**Data shown**
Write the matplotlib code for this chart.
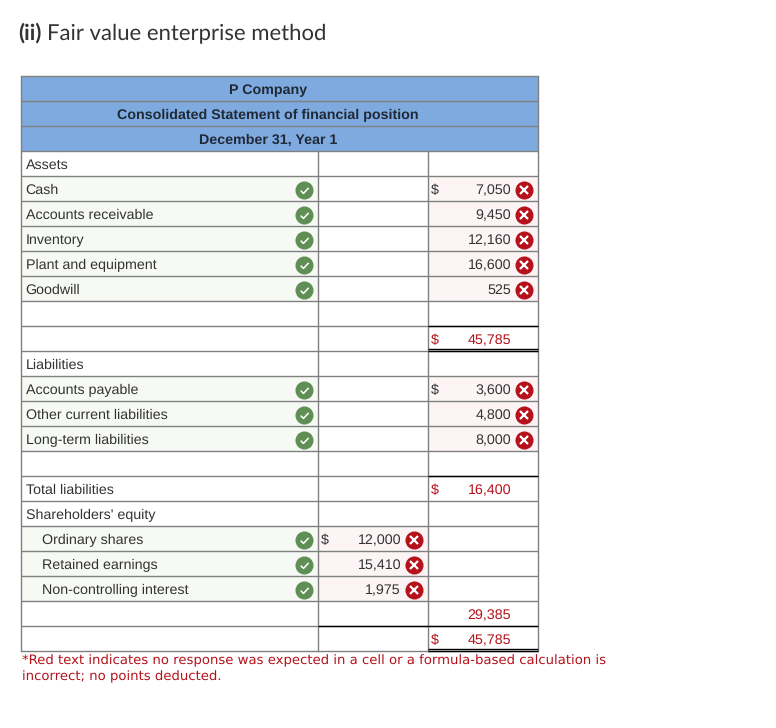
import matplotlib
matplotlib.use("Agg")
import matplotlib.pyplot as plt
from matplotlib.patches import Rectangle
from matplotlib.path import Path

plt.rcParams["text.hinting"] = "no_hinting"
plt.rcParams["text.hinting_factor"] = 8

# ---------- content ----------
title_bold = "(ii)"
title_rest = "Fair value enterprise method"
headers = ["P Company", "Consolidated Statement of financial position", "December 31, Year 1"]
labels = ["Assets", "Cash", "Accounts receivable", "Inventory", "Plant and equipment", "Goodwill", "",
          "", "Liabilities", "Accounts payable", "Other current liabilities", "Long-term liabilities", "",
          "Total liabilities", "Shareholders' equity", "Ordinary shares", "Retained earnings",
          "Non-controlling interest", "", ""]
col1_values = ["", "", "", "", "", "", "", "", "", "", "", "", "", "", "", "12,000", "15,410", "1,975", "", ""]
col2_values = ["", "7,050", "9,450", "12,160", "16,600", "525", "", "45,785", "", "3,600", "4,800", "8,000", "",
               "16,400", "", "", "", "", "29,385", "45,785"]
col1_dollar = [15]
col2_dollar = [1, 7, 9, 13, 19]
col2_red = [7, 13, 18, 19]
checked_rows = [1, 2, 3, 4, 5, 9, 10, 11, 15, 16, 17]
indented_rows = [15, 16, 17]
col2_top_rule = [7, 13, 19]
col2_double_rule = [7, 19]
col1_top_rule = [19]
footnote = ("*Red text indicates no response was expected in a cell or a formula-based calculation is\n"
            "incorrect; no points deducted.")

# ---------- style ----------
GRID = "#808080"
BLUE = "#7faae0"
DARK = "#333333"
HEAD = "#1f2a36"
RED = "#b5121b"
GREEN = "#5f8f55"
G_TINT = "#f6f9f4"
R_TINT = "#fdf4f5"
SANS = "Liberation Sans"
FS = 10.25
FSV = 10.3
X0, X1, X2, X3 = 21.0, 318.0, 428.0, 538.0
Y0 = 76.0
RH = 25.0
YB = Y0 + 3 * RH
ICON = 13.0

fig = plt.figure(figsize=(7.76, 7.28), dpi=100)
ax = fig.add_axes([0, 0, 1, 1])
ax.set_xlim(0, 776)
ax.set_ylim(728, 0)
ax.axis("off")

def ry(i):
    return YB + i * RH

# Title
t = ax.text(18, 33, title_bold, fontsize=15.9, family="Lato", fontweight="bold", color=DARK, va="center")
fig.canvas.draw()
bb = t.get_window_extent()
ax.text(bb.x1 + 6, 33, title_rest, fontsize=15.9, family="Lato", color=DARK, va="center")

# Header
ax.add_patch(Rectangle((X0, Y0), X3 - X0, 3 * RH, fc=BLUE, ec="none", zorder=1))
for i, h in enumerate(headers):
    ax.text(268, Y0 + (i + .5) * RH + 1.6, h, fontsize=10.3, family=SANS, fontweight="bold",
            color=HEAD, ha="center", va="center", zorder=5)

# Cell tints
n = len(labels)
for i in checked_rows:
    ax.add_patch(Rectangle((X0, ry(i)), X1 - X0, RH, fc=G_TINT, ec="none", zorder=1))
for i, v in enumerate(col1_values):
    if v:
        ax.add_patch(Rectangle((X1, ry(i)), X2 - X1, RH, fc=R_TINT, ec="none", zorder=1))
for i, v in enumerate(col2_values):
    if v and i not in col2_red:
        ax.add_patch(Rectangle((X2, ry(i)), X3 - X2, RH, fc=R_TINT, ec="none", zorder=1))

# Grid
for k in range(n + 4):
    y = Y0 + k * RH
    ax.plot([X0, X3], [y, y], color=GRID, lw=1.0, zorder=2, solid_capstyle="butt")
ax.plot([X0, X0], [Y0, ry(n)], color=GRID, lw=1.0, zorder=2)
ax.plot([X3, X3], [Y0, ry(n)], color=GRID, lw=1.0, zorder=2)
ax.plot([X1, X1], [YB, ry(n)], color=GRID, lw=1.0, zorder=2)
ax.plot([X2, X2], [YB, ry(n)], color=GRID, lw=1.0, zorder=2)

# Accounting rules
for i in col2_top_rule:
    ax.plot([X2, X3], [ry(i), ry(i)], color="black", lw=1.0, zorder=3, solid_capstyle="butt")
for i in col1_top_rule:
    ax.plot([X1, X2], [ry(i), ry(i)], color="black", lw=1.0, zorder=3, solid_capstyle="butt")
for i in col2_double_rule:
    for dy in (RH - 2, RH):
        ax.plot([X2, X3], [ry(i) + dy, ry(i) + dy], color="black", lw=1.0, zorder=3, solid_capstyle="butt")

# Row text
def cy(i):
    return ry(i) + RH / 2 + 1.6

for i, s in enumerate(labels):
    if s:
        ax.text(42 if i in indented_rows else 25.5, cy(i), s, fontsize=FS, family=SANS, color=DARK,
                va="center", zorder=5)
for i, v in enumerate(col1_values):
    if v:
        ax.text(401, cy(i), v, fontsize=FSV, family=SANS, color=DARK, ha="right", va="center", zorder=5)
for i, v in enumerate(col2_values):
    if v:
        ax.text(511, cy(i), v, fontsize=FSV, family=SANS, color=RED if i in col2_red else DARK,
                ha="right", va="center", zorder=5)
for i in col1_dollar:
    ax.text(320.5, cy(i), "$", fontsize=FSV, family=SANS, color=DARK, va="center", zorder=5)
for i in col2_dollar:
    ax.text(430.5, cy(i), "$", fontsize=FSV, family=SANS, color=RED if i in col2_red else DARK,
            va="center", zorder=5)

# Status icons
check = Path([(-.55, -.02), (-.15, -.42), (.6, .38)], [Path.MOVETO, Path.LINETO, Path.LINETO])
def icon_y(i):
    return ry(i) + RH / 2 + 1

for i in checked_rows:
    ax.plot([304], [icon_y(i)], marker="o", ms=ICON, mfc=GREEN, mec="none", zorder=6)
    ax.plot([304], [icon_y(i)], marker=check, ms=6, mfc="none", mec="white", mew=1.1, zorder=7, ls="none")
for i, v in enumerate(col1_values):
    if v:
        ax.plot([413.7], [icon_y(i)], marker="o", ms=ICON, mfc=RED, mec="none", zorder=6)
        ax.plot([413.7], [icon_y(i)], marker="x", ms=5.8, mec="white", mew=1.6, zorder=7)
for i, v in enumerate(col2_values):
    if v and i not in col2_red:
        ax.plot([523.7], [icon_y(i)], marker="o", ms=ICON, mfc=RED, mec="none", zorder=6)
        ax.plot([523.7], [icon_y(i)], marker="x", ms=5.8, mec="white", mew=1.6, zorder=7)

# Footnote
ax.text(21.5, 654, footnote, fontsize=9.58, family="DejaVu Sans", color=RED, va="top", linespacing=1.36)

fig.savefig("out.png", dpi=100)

**Set task**
Which lines hold the word "matplotlib"? Show each one.

**Correct answer**
Write the matplotlib code for this chart.
import matplotlib
matplotlib.use("Agg")
import matplotlib.pyplot as plt
from matplotlib.patches import Rectangle
from matplotlib.path import Path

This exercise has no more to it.